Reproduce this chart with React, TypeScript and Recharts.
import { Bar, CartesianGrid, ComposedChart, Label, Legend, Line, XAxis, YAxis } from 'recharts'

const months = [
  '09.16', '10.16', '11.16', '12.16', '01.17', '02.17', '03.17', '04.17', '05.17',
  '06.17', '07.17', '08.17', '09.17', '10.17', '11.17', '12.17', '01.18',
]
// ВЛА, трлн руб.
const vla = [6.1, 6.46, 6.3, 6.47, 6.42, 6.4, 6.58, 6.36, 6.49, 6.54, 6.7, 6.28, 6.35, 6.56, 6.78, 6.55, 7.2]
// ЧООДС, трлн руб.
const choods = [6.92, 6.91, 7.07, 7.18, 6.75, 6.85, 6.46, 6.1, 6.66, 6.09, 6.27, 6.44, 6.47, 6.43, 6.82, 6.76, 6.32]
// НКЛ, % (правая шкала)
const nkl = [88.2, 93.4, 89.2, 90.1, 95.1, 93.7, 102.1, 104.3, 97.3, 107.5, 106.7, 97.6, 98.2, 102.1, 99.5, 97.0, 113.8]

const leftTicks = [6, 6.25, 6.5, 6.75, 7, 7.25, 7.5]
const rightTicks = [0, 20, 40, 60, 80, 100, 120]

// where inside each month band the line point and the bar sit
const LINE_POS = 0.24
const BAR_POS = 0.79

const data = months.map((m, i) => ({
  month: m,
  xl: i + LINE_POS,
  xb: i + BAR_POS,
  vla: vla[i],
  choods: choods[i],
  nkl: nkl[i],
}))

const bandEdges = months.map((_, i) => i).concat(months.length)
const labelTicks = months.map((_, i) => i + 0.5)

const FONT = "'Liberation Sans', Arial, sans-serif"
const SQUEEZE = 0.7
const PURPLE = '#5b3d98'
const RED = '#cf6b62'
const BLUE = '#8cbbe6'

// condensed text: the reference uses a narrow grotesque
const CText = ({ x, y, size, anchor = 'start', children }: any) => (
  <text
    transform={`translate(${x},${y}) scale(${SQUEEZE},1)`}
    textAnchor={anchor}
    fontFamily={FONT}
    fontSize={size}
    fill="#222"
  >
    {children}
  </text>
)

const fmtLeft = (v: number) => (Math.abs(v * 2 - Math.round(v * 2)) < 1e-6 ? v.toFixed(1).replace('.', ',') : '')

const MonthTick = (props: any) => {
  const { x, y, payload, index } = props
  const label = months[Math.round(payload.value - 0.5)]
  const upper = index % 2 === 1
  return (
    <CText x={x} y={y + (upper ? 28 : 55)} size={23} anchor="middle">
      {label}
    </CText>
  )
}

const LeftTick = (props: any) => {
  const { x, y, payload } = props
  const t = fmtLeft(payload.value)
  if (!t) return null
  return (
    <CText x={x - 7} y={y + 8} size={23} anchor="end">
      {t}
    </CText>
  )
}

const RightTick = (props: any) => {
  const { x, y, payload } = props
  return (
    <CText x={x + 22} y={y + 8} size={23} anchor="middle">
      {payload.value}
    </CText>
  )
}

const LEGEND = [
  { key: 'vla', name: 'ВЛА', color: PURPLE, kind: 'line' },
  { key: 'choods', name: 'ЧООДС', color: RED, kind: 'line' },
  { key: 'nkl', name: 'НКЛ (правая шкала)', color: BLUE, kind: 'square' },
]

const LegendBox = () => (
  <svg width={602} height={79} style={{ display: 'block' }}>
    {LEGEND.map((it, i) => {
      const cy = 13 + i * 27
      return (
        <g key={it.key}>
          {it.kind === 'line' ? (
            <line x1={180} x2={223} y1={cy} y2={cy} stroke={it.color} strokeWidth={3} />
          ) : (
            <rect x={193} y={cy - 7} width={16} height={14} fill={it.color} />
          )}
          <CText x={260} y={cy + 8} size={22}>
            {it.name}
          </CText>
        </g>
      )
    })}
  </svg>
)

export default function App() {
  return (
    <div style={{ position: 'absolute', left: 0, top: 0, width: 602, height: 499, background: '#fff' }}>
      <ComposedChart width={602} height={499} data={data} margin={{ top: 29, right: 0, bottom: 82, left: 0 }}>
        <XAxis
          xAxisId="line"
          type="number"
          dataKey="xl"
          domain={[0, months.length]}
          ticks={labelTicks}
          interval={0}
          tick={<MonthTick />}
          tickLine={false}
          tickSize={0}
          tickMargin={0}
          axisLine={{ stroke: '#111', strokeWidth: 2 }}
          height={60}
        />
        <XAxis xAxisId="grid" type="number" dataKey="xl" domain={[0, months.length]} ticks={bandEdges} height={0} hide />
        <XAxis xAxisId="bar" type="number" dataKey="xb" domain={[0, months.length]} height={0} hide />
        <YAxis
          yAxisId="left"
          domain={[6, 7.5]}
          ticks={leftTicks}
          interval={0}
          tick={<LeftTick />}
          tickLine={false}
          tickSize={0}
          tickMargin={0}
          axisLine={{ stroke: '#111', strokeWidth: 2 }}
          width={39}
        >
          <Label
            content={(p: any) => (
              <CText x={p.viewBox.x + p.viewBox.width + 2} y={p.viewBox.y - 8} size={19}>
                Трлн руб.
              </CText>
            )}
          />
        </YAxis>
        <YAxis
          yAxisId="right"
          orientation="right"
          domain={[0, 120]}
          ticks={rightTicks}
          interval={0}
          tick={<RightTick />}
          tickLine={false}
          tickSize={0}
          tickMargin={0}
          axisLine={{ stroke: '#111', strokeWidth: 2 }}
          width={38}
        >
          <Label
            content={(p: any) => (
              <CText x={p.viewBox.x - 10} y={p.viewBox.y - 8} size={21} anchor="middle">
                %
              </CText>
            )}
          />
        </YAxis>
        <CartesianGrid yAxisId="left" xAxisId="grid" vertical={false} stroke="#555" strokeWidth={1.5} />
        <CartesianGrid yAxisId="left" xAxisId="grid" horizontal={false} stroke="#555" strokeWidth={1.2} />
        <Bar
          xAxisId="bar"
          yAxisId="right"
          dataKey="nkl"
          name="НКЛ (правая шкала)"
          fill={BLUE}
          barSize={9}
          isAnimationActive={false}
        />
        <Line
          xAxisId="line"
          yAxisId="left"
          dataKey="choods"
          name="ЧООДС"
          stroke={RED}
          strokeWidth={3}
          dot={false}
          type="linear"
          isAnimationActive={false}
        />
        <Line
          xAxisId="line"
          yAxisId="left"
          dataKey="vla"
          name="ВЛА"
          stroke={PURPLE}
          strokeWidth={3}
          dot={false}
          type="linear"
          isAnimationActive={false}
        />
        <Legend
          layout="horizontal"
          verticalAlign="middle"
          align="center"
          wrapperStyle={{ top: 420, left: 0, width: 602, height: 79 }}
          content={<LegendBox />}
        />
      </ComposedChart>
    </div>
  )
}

□ □ □ □ □

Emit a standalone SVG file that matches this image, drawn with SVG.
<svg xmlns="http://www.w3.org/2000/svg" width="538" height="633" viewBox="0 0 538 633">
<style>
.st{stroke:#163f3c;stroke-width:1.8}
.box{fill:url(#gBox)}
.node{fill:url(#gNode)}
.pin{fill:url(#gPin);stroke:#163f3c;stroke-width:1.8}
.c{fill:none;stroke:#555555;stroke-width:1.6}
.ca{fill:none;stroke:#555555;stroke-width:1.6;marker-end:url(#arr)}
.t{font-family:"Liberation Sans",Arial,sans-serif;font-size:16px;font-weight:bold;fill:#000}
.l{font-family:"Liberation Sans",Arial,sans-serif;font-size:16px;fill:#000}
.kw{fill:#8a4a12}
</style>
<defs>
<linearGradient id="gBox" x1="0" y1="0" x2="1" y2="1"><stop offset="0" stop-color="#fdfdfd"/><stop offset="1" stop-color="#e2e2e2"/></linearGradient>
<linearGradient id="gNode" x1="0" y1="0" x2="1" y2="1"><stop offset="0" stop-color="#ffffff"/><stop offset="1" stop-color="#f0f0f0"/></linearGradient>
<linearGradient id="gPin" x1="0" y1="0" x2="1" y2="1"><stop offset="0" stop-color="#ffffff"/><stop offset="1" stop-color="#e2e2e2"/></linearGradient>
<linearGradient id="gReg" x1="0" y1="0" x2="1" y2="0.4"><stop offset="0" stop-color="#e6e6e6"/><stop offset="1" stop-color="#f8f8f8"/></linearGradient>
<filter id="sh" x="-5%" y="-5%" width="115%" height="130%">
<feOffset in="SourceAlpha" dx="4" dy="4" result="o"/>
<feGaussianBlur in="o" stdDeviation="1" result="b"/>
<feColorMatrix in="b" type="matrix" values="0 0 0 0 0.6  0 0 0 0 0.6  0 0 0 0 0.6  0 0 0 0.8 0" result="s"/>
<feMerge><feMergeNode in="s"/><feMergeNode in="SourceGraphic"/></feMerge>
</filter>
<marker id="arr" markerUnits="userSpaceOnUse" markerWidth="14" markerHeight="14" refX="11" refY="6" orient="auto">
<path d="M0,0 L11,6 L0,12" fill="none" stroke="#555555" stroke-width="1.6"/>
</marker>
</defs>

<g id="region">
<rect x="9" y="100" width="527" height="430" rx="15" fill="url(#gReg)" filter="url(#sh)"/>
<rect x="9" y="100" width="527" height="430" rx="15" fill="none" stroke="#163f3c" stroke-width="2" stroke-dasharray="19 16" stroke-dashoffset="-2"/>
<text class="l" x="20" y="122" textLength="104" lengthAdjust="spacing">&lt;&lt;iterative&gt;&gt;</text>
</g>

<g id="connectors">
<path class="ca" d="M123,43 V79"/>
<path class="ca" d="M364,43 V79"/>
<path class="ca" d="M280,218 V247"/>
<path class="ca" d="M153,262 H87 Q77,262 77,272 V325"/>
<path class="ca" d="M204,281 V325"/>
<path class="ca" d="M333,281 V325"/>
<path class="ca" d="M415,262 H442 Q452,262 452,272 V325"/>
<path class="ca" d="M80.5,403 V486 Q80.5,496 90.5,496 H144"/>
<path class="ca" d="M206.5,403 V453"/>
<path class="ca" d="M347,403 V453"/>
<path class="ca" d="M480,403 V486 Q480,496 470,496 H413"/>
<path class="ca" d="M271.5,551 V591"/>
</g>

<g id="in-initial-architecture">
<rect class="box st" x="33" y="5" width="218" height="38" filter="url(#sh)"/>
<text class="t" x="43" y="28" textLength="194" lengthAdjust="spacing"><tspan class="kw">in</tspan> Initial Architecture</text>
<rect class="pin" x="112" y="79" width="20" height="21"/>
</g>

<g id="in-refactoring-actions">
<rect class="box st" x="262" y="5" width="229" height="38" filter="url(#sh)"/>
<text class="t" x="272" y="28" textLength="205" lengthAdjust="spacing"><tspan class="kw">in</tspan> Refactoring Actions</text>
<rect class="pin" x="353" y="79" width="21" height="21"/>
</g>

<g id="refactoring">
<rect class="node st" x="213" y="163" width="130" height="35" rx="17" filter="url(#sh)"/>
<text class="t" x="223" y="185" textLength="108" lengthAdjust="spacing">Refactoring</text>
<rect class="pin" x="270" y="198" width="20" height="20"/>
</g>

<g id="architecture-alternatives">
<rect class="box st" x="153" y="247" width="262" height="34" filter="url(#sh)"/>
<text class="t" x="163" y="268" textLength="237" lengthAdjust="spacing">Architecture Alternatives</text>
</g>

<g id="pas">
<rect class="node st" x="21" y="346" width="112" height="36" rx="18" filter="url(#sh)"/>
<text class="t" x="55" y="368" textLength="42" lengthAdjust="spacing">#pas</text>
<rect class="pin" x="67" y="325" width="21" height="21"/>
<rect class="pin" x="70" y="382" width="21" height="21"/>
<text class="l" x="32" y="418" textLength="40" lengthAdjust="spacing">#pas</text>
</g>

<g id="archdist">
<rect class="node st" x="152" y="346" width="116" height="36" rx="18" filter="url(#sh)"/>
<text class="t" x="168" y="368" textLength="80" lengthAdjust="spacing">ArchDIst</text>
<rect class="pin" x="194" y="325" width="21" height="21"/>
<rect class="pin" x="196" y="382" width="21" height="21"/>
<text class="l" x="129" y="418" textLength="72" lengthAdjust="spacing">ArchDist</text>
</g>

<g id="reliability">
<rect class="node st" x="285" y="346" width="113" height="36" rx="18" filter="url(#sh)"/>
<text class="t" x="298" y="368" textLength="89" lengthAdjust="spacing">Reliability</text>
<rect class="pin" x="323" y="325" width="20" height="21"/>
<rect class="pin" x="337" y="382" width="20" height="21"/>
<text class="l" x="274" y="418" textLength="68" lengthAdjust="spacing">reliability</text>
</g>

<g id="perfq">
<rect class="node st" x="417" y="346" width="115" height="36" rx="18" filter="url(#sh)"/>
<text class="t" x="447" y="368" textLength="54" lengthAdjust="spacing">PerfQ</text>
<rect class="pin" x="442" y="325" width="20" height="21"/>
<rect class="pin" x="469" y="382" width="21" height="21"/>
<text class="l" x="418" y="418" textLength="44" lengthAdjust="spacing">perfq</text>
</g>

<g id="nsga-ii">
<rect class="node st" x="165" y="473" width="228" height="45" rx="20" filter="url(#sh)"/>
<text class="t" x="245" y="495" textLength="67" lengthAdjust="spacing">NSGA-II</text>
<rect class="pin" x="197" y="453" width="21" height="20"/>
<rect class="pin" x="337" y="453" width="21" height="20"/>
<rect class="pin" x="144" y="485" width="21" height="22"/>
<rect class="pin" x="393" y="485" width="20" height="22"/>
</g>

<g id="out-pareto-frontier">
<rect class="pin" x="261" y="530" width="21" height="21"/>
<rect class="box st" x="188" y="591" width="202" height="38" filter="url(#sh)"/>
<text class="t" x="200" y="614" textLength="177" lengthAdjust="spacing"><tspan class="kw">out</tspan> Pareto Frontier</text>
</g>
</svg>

□ □ □ □ □

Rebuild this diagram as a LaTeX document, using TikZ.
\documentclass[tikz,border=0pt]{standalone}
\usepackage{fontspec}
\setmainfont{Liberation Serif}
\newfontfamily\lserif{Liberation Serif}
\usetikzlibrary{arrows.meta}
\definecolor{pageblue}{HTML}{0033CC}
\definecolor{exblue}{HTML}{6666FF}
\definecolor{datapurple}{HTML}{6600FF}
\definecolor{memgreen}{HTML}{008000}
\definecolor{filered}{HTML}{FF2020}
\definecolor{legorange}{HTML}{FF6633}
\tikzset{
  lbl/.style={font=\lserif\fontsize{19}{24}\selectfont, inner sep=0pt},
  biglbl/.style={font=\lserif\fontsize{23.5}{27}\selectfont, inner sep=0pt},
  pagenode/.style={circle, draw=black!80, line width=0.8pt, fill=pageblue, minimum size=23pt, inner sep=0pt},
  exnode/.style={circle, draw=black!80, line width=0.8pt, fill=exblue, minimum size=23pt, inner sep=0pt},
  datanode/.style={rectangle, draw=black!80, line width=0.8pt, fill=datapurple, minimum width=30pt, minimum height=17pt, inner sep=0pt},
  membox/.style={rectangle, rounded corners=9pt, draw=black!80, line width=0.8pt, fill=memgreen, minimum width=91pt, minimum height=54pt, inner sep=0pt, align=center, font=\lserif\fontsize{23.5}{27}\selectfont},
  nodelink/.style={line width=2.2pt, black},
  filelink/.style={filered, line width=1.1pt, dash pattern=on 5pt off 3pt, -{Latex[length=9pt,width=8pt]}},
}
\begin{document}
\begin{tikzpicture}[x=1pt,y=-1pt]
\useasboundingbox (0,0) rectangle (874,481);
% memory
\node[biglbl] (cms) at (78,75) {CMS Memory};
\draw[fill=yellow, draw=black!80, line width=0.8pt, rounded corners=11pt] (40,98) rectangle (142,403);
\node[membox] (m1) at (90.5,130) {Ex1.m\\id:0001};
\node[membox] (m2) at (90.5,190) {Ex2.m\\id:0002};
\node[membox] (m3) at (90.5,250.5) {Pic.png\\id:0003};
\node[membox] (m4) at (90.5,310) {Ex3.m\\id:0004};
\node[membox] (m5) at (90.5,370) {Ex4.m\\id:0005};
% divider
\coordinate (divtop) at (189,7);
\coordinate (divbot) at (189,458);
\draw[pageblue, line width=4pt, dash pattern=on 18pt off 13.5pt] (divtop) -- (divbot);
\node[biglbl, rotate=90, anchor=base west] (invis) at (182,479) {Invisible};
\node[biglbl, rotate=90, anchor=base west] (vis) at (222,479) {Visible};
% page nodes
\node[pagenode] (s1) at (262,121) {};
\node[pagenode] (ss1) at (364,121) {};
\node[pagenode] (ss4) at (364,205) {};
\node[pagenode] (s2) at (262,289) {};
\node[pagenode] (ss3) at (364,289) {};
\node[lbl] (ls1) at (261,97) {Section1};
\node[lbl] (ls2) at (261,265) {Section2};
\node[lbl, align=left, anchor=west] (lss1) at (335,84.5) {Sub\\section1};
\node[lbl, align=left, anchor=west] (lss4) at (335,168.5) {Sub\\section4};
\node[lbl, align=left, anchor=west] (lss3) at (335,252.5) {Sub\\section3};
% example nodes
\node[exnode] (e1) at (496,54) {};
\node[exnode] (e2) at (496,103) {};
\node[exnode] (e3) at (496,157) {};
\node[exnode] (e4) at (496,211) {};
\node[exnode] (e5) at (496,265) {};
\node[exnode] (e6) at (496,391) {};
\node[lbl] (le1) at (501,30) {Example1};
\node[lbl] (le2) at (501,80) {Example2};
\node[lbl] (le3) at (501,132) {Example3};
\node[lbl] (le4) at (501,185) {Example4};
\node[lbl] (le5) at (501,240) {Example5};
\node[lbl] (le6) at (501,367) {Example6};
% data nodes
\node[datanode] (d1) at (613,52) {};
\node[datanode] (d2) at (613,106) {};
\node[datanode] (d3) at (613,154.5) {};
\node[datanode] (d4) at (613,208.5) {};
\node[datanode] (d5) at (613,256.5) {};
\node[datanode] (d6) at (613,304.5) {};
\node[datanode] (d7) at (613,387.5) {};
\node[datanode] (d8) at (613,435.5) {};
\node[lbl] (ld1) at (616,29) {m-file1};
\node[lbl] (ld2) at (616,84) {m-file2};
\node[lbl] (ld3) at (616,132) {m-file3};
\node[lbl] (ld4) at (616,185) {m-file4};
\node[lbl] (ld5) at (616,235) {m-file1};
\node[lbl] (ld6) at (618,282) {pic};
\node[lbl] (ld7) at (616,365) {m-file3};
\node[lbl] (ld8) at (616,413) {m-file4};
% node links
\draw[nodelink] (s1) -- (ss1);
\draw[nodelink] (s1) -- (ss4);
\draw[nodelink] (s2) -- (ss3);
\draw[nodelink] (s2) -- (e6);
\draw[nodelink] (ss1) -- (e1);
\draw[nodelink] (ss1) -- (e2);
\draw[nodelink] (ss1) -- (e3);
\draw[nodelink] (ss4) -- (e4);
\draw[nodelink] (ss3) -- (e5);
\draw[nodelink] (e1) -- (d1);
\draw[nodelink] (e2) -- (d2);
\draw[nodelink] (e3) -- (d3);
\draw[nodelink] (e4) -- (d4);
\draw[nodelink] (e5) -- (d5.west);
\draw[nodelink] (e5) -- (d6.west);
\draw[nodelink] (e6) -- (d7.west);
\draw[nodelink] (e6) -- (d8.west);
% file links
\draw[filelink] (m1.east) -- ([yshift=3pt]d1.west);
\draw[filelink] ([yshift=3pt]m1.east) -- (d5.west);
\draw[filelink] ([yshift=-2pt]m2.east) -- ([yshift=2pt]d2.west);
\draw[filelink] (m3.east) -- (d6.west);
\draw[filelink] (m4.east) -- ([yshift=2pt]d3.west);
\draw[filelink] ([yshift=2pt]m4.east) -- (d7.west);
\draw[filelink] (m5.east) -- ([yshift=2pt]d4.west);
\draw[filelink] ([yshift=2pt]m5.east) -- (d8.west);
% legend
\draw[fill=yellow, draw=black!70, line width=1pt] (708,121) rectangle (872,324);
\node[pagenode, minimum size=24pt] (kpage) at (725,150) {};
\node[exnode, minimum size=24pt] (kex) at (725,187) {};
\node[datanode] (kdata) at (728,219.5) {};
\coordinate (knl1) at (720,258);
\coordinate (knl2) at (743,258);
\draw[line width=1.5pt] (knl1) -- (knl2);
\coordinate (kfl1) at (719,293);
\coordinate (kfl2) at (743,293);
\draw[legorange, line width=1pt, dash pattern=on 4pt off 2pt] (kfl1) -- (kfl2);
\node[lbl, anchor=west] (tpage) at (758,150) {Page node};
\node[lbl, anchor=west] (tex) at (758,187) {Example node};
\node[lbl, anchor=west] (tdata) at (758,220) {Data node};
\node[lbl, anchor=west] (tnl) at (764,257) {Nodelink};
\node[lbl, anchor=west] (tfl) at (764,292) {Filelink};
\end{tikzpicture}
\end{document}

□ □ □ □ □

Above this instruction are the records; retype exactly the lines from the one containing "Reproduce this chart" up to and including the one containing "const rightTicks = [0, 20, 40, 60, 80, 100, 120]".

**Answer to the problem**
Reproduce this chart with React, TypeScript and Recharts.
import { Bar, CartesianGrid, ComposedChart, Label, Legend, Line, XAxis, YAxis } from 'recharts'

const months = [
  '09.16', '10.16', '11.16', '12.16', '01.17', '02.17', '03.17', '04.17', '05.17',
  '06.17', '07.17', '08.17', '09.17', '10.17', '11.17', '12.17', '01.18',
]
// ВЛА, трлн руб.
const vla = [6.1, 6.46, 6.3, 6.47, 6.42, 6.4, 6.58, 6.36, 6.49, 6.54, 6.7, 6.28, 6.35, 6.56, 6.78, 6.55, 7.2]
// ЧООДС, трлн руб.
const choods = [6.92, 6.91, 7.07, 7.18, 6.75, 6.85, 6.46, 6.1, 6.66, 6.09, 6.27, 6.44, 6.47, 6.43, 6.82, 6.76, 6.32]
// НКЛ, % (правая шкала)
const nkl = [88.2, 93.4, 89.2, 90.1, 95.1, 93.7, 102.1, 104.3, 97.3, 107.5, 106.7, 97.6, 98.2, 102.1, 99.5, 97.0, 113.8]

const leftTicks = [6, 6.25, 6.5, 6.75, 7, 7.25, 7.5]
const rightTicks = [0, 20, 40, 60, 80, 100, 120]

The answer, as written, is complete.